I really like stack machines. They are becoming relevant again in the current cheap FPGA revolution. I’ve been recently exploring stack machines in a Haskell code generator setting, where a parameterized CPU core, associated Forth-based machine code, and QuickCheck based test benches can all be hosted in a single Haskell program, which then generates Verilog and SRAM images to run on target. Very much work in progress, but it isn’t as hard or crazy as it sounds when you keep things simple.
Superscalar killed stack machines. Superscalar designs rely on being able to identify dependencies between instructions so that you can execute independent ones in parallel. Dependency analysis in a register machine is quite easy: instructions that don’t use the same registers are independent. It’s really, really hard to do with stack machines. (Almost) Every instruction modifies the top of the stack.
Since then, modern ISA designs have significantly improved encoding density. The one area where stack machines were a big win - program size (and therefore i-cache efficiency) - is largely gone.

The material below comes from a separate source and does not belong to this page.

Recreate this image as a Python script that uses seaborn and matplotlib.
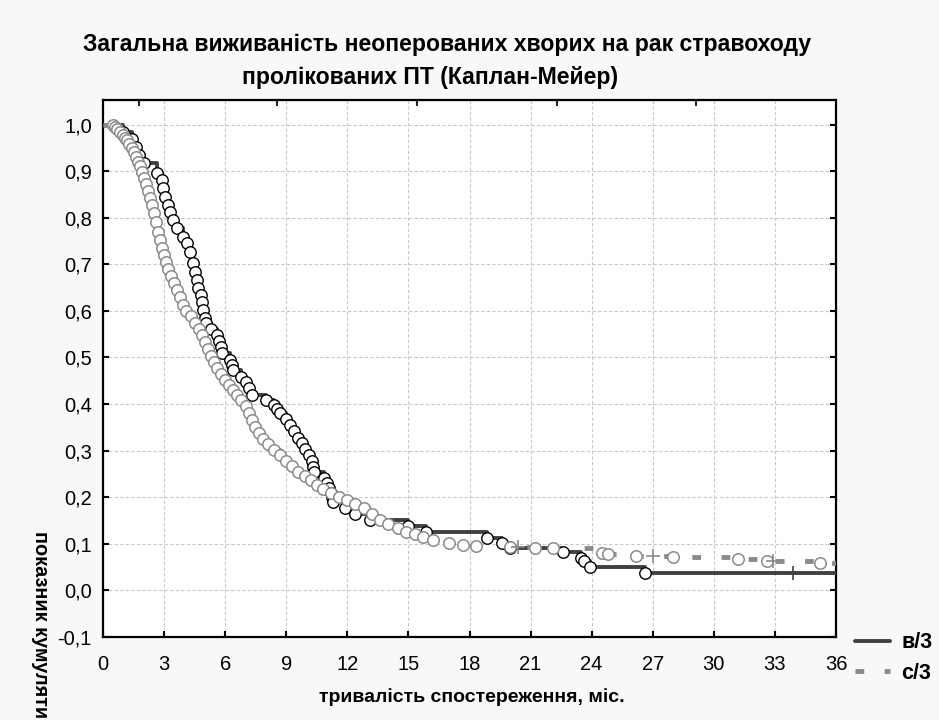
import numpy as np
import pandas as pd
import matplotlib
matplotlib.use("Agg")
import matplotlib.pyplot as plt
from matplotlib.lines import Line2D
import seaborn as sns

# група в/3 (суцільна темна лінія) - точки подій (міс., показник)
b_time = [1.0, 1.4, 1.6, 1.75, 2.0, 2.67, 2.88, 2.96, 3.04, 3.21, 3.29, 3.45, 3.62,
          3.95, 4.11, 4.27, 4.44, 4.52, 4.6, 4.68, 4.8, 4.85, 4.93, 5.0, 5.05,
          5.3, 5.6, 5.7, 5.78, 5.84, 6.25, 6.32, 6.4, 6.8, 7.0, 7.15, 7.3, 8.0,
          8.4, 8.55, 8.7, 9.0, 9.2, 9.4, 9.6, 9.75, 9.9, 10.1, 10.25, 10.3, 10.35,
          10.85, 11.0, 11.1, 11.2, 11.25, 11.3, 11.9, 12.4, 13.1, 15.0, 15.85,
          18.85, 19.6, 20.0, 22.6, 23.5, 23.6, 23.9, 26.6]
b_surv = [0.985, 0.968, 0.952, 0.935, 0.917, 0.896, 0.881, 0.863, 0.845, 0.827,
          0.813, 0.795, 0.777, 0.759, 0.745, 0.727, 0.702, 0.684, 0.666, 0.649,
          0.635, 0.62, 0.602, 0.585, 0.574, 0.561, 0.548, 0.535, 0.522, 0.51,
          0.495, 0.484, 0.472, 0.458, 0.447, 0.435, 0.42, 0.409, 0.399, 0.39,
          0.38, 0.368, 0.355, 0.342, 0.328, 0.316, 0.303, 0.29, 0.277, 0.265,
          0.254, 0.242, 0.231, 0.22, 0.21, 0.20, 0.19, 0.177, 0.165, 0.151, 0.138,
          0.125, 0.113, 0.102, 0.090, 0.082, 0.07, 0.063, 0.05, 0.038]
b_cens_t = [33.9]
b_cens_s = [0.038]

# група с/3 (сіра пунктирна лінія)
c_time = [0.5, 0.6, 0.7, 0.85, 1.0, 1.1, 1.2, 1.3, 1.4, 1.5, 1.6, 1.7, 1.8, 1.9,
          2.0, 2.1, 2.2, 2.3, 2.4, 2.5, 2.6, 2.7, 2.8, 2.9, 3.0, 3.1, 3.2, 3.35,
          3.5, 3.65, 3.8, 3.95, 4.1, 4.3, 4.5, 4.7, 4.85, 5.0, 5.15, 5.3, 5.45,
          5.6, 5.8, 6.0, 6.2, 6.4, 6.6, 6.8, 7.0, 7.15, 7.3, 7.45, 7.65, 7.85,
          8.1, 8.4, 8.7, 9.0, 9.3, 9.6, 9.9, 10.2, 10.5, 10.8, 11.2, 11.6, 12.0,
          12.4, 12.8, 13.2, 13.6, 14.0, 14.5, 14.9, 15.3, 15.7, 16.2, 17.0, 17.7,
          18.3, 20.0, 21.2, 22.1, 24.5, 24.8, 26.2, 28.0, 31.2, 32.6, 35.2]
c_surv = [1.0, 0.995, 0.99, 0.985, 0.978, 0.972, 0.966, 0.958, 0.95, 0.94, 0.93,
          0.92, 0.91, 0.898, 0.885, 0.872, 0.858, 0.843, 0.827, 0.81, 0.79, 0.77,
          0.752, 0.735, 0.72, 0.705, 0.69, 0.675, 0.66, 0.645, 0.63, 0.613, 0.60,
          0.588, 0.575, 0.562, 0.548, 0.533, 0.518, 0.503, 0.49, 0.477, 0.465,
          0.452, 0.44, 0.43, 0.42, 0.408, 0.395, 0.38, 0.365, 0.35, 0.337, 0.325,
          0.315, 0.302, 0.29, 0.278, 0.267, 0.255, 0.245, 0.236, 0.227, 0.218,
          0.208, 0.2, 0.193, 0.186, 0.176, 0.165, 0.152, 0.142, 0.133, 0.125,
          0.12, 0.114, 0.108, 0.102, 0.098, 0.096, 0.093, 0.092, 0.09, 0.081,
          0.078, 0.073, 0.072, 0.068, 0.064, 0.059]
c_cens_t = [20.4, 27.0, 32.9]
c_cens_s = [0.093, 0.073, 0.064]

x_ticks = list(range(0, 37, 3))
y_ticks = [-0.1, 0.0, 0.1, 0.2, 0.3, 0.4, 0.5, 0.6, 0.7, 0.8, 0.9, 1.0]
top_ticks = [1.77, 8.55, 15.4, 22.3, 29.1]

title_1 = "Загальна виживаність неоперованих хворих на рак стравоходу"
title_2 = "пролікованих ПТ (Каплан-Мейер)"

sns.set_style("white")
plt.rcParams['font.family'] = ['Liberation Sans', 'DejaVu Sans']
plt.rcParams['text.color'] = 'black'

dark = "#404040"
grey = "#8a8a8a"


def step_frame(t, s):
    # крива Каплана-Мейєра від 0 до кінця спостереження
    return pd.DataFrame({"t": [0] + t + [36], "s": [1.0] + s + [s[-1]]})


fig = plt.figure(figsize=(9.39, 7.2), dpi=100, facecolor="#f8f8f8")
ax = fig.add_axes([0.1097, 0.1153, 0.7806, 0.7458])
ax.set_facecolor("white")

line_b = step_frame(b_time, b_surv)
line_c = step_frame(c_time, c_surv)

sns.lineplot(data=line_b, x="t", y="s", ax=ax, drawstyle="steps-post", color=dark,
             linewidth=2.8, estimator=None, sort=False, zorder=3)
sns.lineplot(data=line_c, x="t", y="s", ax=ax, drawstyle="steps-post", color=grey,
             linewidth=3.5, dashes=False, estimator=None, sort=False, zorder=3)
ax.lines[-1].set_dashes([1.8, 4.2])
ax.lines[-1].set_dash_capstyle("butt")

sns.scatterplot(x=b_time, y=b_surv, ax=ax, marker="o", s=68, facecolor="white",
                edgecolor="black", linewidth=1.0, zorder=4)
sns.scatterplot(x=c_time, y=c_surv, ax=ax, marker="o", s=68, facecolor="white",
                edgecolor=grey, linewidth=1.1, zorder=5)
ax.scatter(c_cens_t, c_cens_s, marker="+", s=110, color=grey, linewidth=1.2, zorder=6)
ax.scatter(b_cens_t, b_cens_s, marker="+", s=110, color=dark, linewidth=1.2, zorder=6)

ax.set_xlim(0, 36)
ax.set_ylim(-0.1, 1.0526)
ax.set_xticks(x_ticks)
ax.set_xticklabels([str(v) for v in x_ticks])
ax.set_yticks(y_ticks)
ax.set_yticklabels([f"{v:.1f}".replace(".", ",") for v in y_ticks])
ax.grid(True, color="#c8c8c8", linestyle=(0, (3, 2)), linewidth=0.8)
ax.set_axisbelow(True)
ax.tick_params(axis="both", direction="in", length=4, width=1.5, labelsize=14.5,
               right=True, left=True, bottom=True, pad=8, colors="black")
ax.tick_params(axis="x", pad=13)
for sp in ax.spines.values():
    sp.set_color("black")
    sp.set_linewidth(1.6)

top = ax.secondary_xaxis("top")
top.set_xticks(top_ticks)
top.set_xticklabels([])
top.tick_params(direction="in", length=4, width=1.5)

ax.set_xlabel("")
ax.set_ylabel("")
fig.text(0.502, 0.032, "тривалість спостереження, міс.", ha="center", va="center",
         fontsize=14, fontweight="bold")
fig.text(0.043, 0.262, "показник кумулятивного виживання", rotation=270,
         ha="center", va="top", fontsize=14.3, fontweight="bold")
fig.text(0.476, 0.9375, title_1, ha="center", va="center", fontsize=16.6,
         fontweight="bold")
fig.text(0.458, 0.8917, title_2, ha="center", va="center", fontsize=16.6,
         fontweight="bold")

handles = [Line2D([0], [0], color=dark, lw=2.8),
           Line2D([0], [0], color=grey, lw=3.5, dashes=[1.8, 4.2], dash_capstyle="butt")]
fig.legend(handles, ["в/3", "с/3"], loc="upper left", bbox_to_anchor=(0.9105, 0.122),
           frameon=False, handlelength=1.65, handletextpad=0.5, labelspacing=0.45,
           prop={"weight": "bold", "size": 15.5}, borderaxespad=0, borderpad=0)

fig.savefig("out.png", dpi=100, facecolor=fig.get_facecolor())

That said, with the security problems associated with speculative execution and the programming languages being developed to better take advantage of multicore systems, I do wonder if there’s going to be a place in 10-15 years for many-core in-order processors. Either stack machines or simple multithreaded in-order cores are more efficient than big superscalar out-of-order machines if you can write software for them that keeps the cores busy.
There is such a place: deeply embedded programming, where you would use a tiny microcontroller that sits in the middle of custom gateware instead of a complex ad-hoc controller state machine. The CPU I was talking about is such a thing: it serves a single purpose: controlling a bunch of peripherals. In an FPGA with block SRAM, it still makes sense to keep instruction width and program size small so a program fits in say a single 256 byte block SRAM, and keep the CPU simple so you need less gates to implement it. The Forth machine I mentioned is so stripped down it doesn’t even have a full datapath. The only computation it performs is decrement and branch if zero, so it can do loops, and in this case it made sense to go back to a single stack that can be used for subroutine return addresses and loop counter. For the rest it can read/write registers. Surprising what you can do so little.
Wonderful! I believe my Fomu just found a weekend playdate.